Shattered Australian parents of Greste in 'dark place'
Juris Greste displays a picture of his son, jailed Australian Al-Jazeera journalist Peter Greste, next to his wife Lois during a press conference in Brisbane, on June 24, 2014 - by Patrick Hamilton
Lois and Juris Greste, struggling to cope with news that their son has been jailed for seven years by a Cairo court for aiding the banned Muslim Brotherhood, said their fight had moved beyond their son's fate.
"This is a very dark time not only for our family, but for journalism generally," his father Juris Greste told a press conference.
"My vocabulary fails to convey just how shattered we are.
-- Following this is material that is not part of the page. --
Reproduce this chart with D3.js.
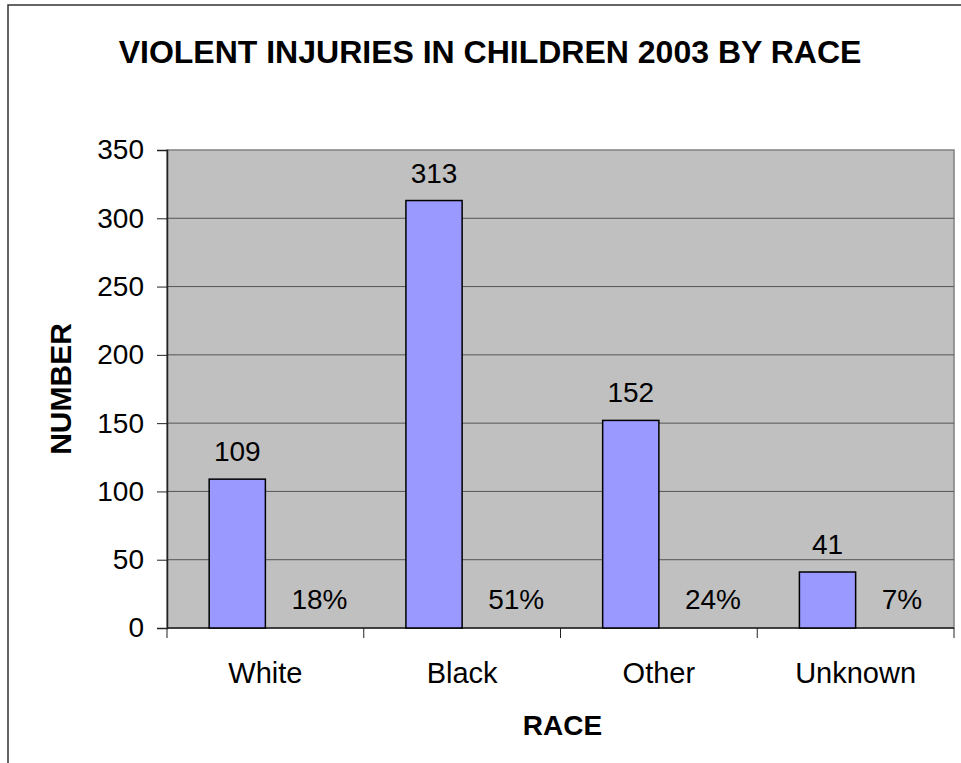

Of course we were hoping for something entirely different."
But he said the overwhelming support of Australians and the international community for his son would keep the family going.
"The campaign for media freedom and free speech must never end," he said.
"There will always be people, governments, and institutions wanting to limit the speaking of one's mind and telling the way we see.
"Journalism is not a crime."
The emotional couple said they were still considering their legal options and whether to lodge an appeal, which could take months to make its way through the courts.
"We've got to consider all options and, until we have all those on the table, we cannot make a decision," Lois Greste said, adding that her son was strong but she was worried about how he will cope.
"I can imagine he's as shocked as we are and probably finding it very difficult at this point, but he will get through that and be fine."
The Grestes have not been able to speak to their son since the verdict, but said they hoped his brothers Michael and Andrew, who were in Cairo, would be able to talk with him Tuesday.
Greste and his Al Jazeera colleague, Egyptian-Canadian Mohamed Fadel Fahmy, were both sentenced to seven years in jail on Monday for aiding the blacklisted Muslim Brotherhood and "spreading false news".
Their producer Baher Mohamed received two sentences -- one for seven years and another for three years.
They were among 20 defendants in a trial that has triggered global outrage and fears of growing media restrictions in Egypt.
Australian Foreign Minister Julie Bishop, who spoke to the Grestes soon after the verdict, urged Egypt's new leader Abdel Fattah al-Sisi to issue a presidential pardon.
Bishop said she would summon Egypt's deputy envoy in Canberra on Tuesday -- the ambassador is currently in Cairo -- and call Egyptian Foreign Minister Sameh Shoukry, as well as lodge a formal request for al-Sisi to intervene.